Is there a volume trigger for you? Or does that just raise the antenna of maybe you should look at the stock?
I've seen Cheddar Flow as one of the better Options trackers out there. I'm assuming that is what you use also?
FWIW,
If I was following here I'd likely buy something like May 12.5's and sell May 20c's. $1 to make $7.50 in 2 months seems like nice risk/return for me.
That makes sense. I really need to learn more about Spreads.
In your example, the risk is that it never gets above $12.5 and the calls expire worthless correct?
But if the stock is $19.99 at expiration, you close out the position for max profit.
I know you will always close out beforehand, but wanted to make sure I understood the logic.
This actually brought up another question:
Let's say at expiration the stock is at $25. Do the brokerage houses close out your spread for you or do you still have to do it manually.
In this case I would purchase xxx amount of shares at $12.5 and immediately sell them at $20?
Sounds like you have it, but for the class, here are a few scenarios:
A) Stock never sees 12.5, you hold to expiration, you go to $0. Risk is premium paid. If you sense it coming though you could sell for a loss and salvage whatever is left.

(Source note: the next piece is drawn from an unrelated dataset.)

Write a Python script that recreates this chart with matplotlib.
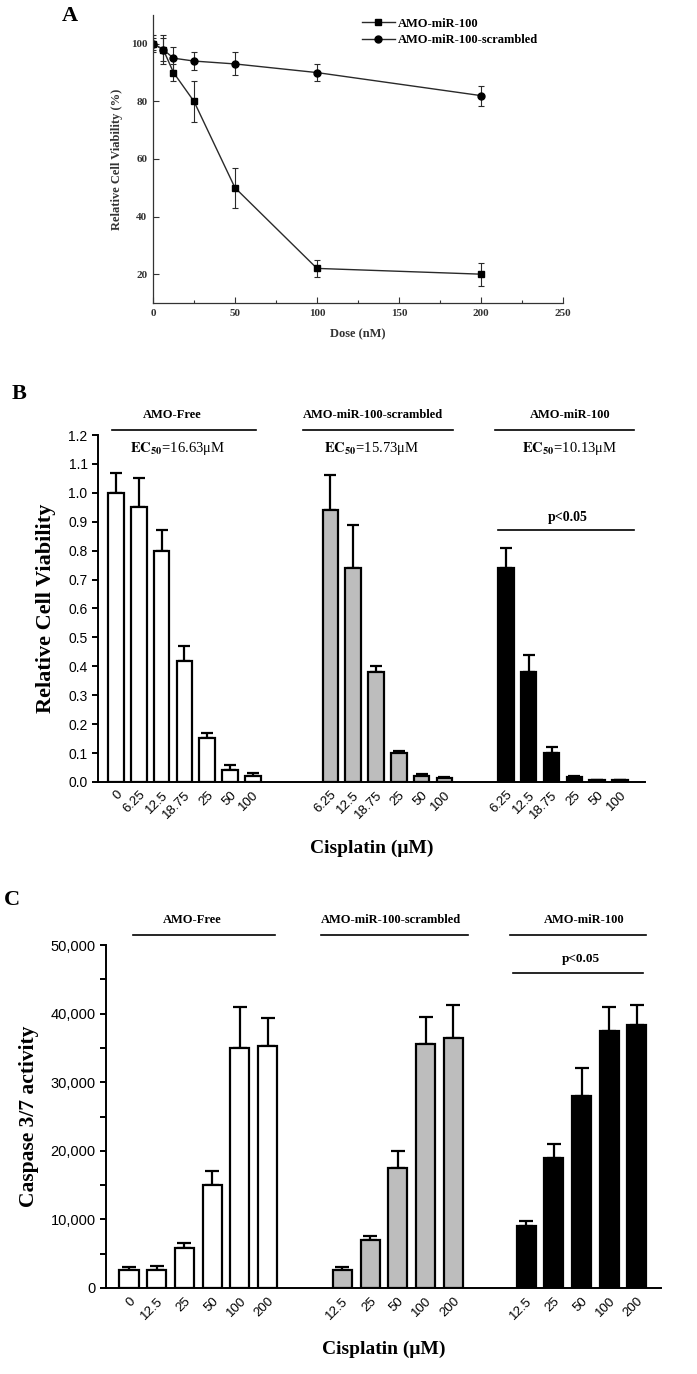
import numpy as np
import matplotlib
matplotlib.use("Agg")
import matplotlib.pyplot as plt
import matplotlib.transforms as mtransforms
from matplotlib.ticker import MultipleLocator, FuncFormatter

plt.rcParams['mathtext.fontset'] = 'stix'
SERIF = 'Liberation Serif'
SANS = 'Liberation Sans'

# ---- Panel A data: viability vs AMO dose ----
dose = [0, 6.25, 12.5, 25, 50, 100, 200]
amo_a = [100, 98, 90, 80, 50, 22, 20]
amo_a_err = [2, 5, 3, 7, 7, 3, 4]
scr_a = [100, 98, 95, 94, 93, 90, 82]
scr_a_err = [3, 4, 4, 3, 4, 3, 3.5]

# ---- Panel B data: viability vs cisplatin ----
group_names = ['AMO-Free', 'AMO-miR-100-scrambled', 'AMO-miR-100']
b_labels = [['0', '6.25', '12.5', '18.75', '25', '50', '100'],
            ['6.25', '12.5', '18.75', '25', '50', '100'],
            ['6.25', '12.5', '18.75', '25', '50', '100']]
b_free = [1.00, 0.95, 0.80, 0.42, 0.152, 0.04, 0.022]
b_free_err = [0.07, 0.10, 0.07, 0.05, 0.018, 0.02, 0.008]
b_scr = [0.94, 0.74, 0.38, 0.10, 0.02, 0.014]
b_scr_err = [0.12, 0.15, 0.02, 0.008, 0.007, 0.004]
b_amo = [0.74, 0.38, 0.10, 0.018, 0.007, 0.007]
b_amo_err = [0.07, 0.06, 0.02, 0.002, 0.001, 0.001]
b_ec50 = ['16.63', '15.73', '10.13']

# ---- Panel C data: caspase 3/7 activity ----
c_labels = [['0', '12.5', '25', '50', '100', '200'],
            ['12.5', '25', '50', '100', '200'],
            ['12.5', '25', '50', '100', '200']]
c_free = [2600, 2650, 5800, 15000, 35000, 35300]
c_free_err = [500, 550, 800, 2000, 6000, 4000]
c_scr = [2600, 7000, 17500, 35500, 36500]
c_scr_err = [400, 650, 2500, 4000, 4700]
c_amo = [9000, 19000, 28000, 37500, 38300]
c_amo_err = [800, 2000, 4000, 3500, 3000]

bar_colors = ['white', '#bdbdbd', 'black']

fig = plt.figure(figsize=(6.97, 13.74), dpi=100)


def bold_serif(size):
    return dict(fontfamily=SERIF, fontweight='bold', fontsize=size)


# ================= Panel A =================
axA = fig.add_axes([0.2195, 0.7795, 0.5882, 0.2096])
line_col = '#2a2a2a'
axA.errorbar(dose, amo_a, yerr=amo_a_err, fmt='none', ecolor=line_col,
             elinewidth=0.8, capsize=2.5, capthick=0.8)
axA.errorbar(dose, scr_a, yerr=scr_a_err, fmt='none', ecolor=line_col,
             elinewidth=0.8, capsize=2.5, capthick=0.8)
axA.plot(dose, amo_a, color=line_col, lw=1.0, marker='s', ms=4.5,
         mfc='black', mec='black', label='AMO-miR-100')
axA.plot(dose, scr_a, color=line_col, lw=1.0, marker='o', ms=5,
         mfc='black', mec='black', label='AMO-miR-100-scrambled')
axA.set_xlim(0, 250)
axA.set_ylim(10, 110)
axA.xaxis.set_major_locator(MultipleLocator(50))
axA.xaxis.set_minor_locator(MultipleLocator(25))
axA.set_yticks([20, 40, 60, 80, 100])
for s in ['top', 'right']:
    axA.spines[s].set_visible(False)
for s in ['left', 'bottom']:
    axA.spines[s].set_linewidth(0.9)
    axA.spines[s].set_color('#333333')
axA.tick_params(which='major', direction='in', length=4, width=0.8, pad=4,
                colors='#333333', labelcolor='#333333')
axA.tick_params(which='minor', direction='in', length=2.5, width=0.8,
                colors='#333333')
for lab in axA.get_xticklabels() + axA.get_yticklabels():
    lab.set_fontfamily(SERIF)
    lab.set_fontweight('bold')
    lab.set_fontsize(8)
axA.set_xlabel('Dose (nM)', labelpad=8, color='#333333', **bold_serif(9))
axA.set_ylabel('Relative Cell Viability (%)', labelpad=6, color='#333333',
               **bold_serif(9))
axA.legend(loc='upper left', bbox_to_anchor=(0.51, 0.99), frameon=False,
           prop=dict(family=SERIF, weight='bold', size=9),
           handlelength=2.6, handletextpad=0.3, labelspacing=0.35,
           borderpad=0, borderaxespad=0)


# ================= bar panels =================
def bar_panel(ax, starts, values, errs, labels, capsize, width):
    ticks, ticklabels = [], []
    for start, v, e, col, lab in zip(starts, values, errs, bar_colors, labels):
        x = start + np.arange(len(v))
        ax.bar(x, v, width, color=col, edgecolor='black', linewidth=1.6,
               zorder=2)
        ax.errorbar(x, v, yerr=[np.zeros(len(e)), e], fmt='none',
                    ecolor='black', elinewidth=1.6, capsize=capsize,
                    capthick=1.6, zorder=1)
        ticks.extend(x)
        ticklabels.extend(lab)
    ax.set_xticks(ticks)
    ax.set_xticklabels(ticklabels, rotation=45, ha='right', va='top',
                       rotation_mode='anchor', fontfamily=SANS, fontsize=9.5)
    for s in ['top', 'right']:
        ax.spines[s].set_visible(False)
    for s in ['left', 'bottom']:
        ax.spines[s].set_linewidth(1.4)
    ax.tick_params(axis='x', length=0, pad=5)
    ax.tick_params(axis='y', direction='out', length=4, width=1.4,
                   labelsize=10)
    for lab in ax.get_yticklabels():
        lab.set_fontfamily(SANS)


def headers(ax, text_x, line_spans, text_y, line_y, size=9):
    trans = mtransforms.blended_transform_factory(ax.transData, ax.transAxes)
    for name, xc, (x0, x1) in zip(group_names, text_x, line_spans):
        ax.plot([x0, x1], [line_y, line_y], color='black', lw=1.2,
                transform=trans, clip_on=False)
        ax.text(xc, text_y, name, transform=trans, ha='center', va='center',
                **bold_serif(size))


# ---- Panel B ----
axB = fig.add_axes([0.1406, 0.4309, 0.7848, 0.2525])
b_starts = [0, 9.4, 17.1]
bar_panel(axB, b_starts, [b_free, b_scr, b_amo],
          [b_free_err, b_scr_err, b_amo_err], b_labels, capsize=4.5,
          width=0.68)
axB.set_xlim(-0.79, 23.2)
axB.set_ylim(0, 1.2)
axB.set_yticks(np.arange(0, 1.21, 0.1))
axB.yaxis.set_major_formatter(FuncFormatter(lambda v, p: f'{v:.1f}'))
for lab in axB.get_yticklabels():
    lab.set_fontfamily(SANS)
    lab.set_fontsize(10)
axB.set_ylabel('Relative Cell Viability', labelpad=9, **bold_serif(16))
headers(axB, [2.46, 11.27, 19.9], [(-0.18, 6.14), (8.2, 14.8), (16.6, 22.7)],
        1.058, 1.0144)
transB = mtransforms.blended_transform_factory(axB.transData, axB.transAxes)
for xc, val in zip([2.72, 11.2, 19.9], b_ec50):
    axB.text(xc, 0.9625, r'$\mathbf{EC}_{\mathbf{50}}$=' + val + 'μM',
             transform=transB, ha='center', va='center', fontfamily=SERIF,
             fontsize=10.5)
axB.plot([16.75, 22.7], [0.871, 0.871], color='black', lw=1.2)
axB.text(19.8, 0.916, 'p<0.05', ha='center', va='center', **bold_serif(10))
axB.text(0.5, -0.19, 'Cisplatin (μM)', transform=axB.transAxes,
         ha='center', va='center', **bold_serif(14))

# ---- Panel C ----
axC = fig.add_axes([0.1521, 0.0626, 0.7963, 0.2496])
c_starts = [0, 7.7, 14.33]
bar_panel(axC, c_starts, [c_free, c_scr, c_amo],
          [c_free_err, c_scr_err, c_amo_err], c_labels, capsize=5,
          width=0.69)
axC.set_xlim(-0.83, 19.2)
axC.set_ylim(0, 50000)
axC.yaxis.set_major_locator(MultipleLocator(10000))
axC.yaxis.set_minor_locator(MultipleLocator(5000))
axC.yaxis.set_major_formatter(FuncFormatter(lambda v, p: f'{int(v):,}'))
axC.tick_params(axis='y', which='minor', direction='out', length=4,
                width=1.4)
for lab in axC.get_yticklabels():
    lab.set_fontfamily(SANS)
    lab.set_fontsize(10.5)
axC.set_ylabel('Caspase 3/7 activity', labelpad=8, **bold_serif(15.5))
headers(axC, [2.27, 9.46, 16.43], [(0.14, 5.27), (6.93, 12.24), (13.75, 18.66)],
        1.0727, 1.0303)
axC.plot([13.86, 18.56], [45860, 45860], color='black', lw=1.2,
         clip_on=False)
axC.text(16.3, 47980, 'p<0.05', ha='center', va='center', **bold_serif(9.5))
axC.text(0.5, -0.178, 'Cisplatin (μM)', transform=axC.transAxes,
         ha='center', va='center', **bold_serif(14))

# ---- panel letters ----
fig.text(70 / 697, 1 - 16 / 1374, 'A', ha='center', va='center',
         **bold_serif(16))
fig.text(19 / 697, 1 - 394 / 1374, 'B', ha='center', va='center',
         **bold_serif(16))
fig.text(12 / 697, 1 - 900 / 1374, 'C', ha='center', va='center',
         **bold_serif(16))

fig.savefig('out.png', dpi=100)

You can also set stops on spreads like you would for a single option.
B) Stock sees somewhere between 12.5 and 20.....depending on WHEN this happens is what determines if you're profitable or not. Your breakeven at expiration on $1 spent would be $13.50. The 20 would go to zero and you could buy the $20 back early if you want or sell the spread to close it, etc. Many different ways to play thsi hand.
C) Stock goes moonshot, let's say $25. You hold to expiration. You could close it early for profit, you could take max profit close to expiration of $7.50 per spread, or you let your brokerage handle the transaction and you'd still see $7.50 cash because you'd exercise your $12.50's and your buyer would exercise their $20's, so you'd receive $20 for your shares, and you'd pay $12.50 for those shares.....hence $7.50 in your pocket.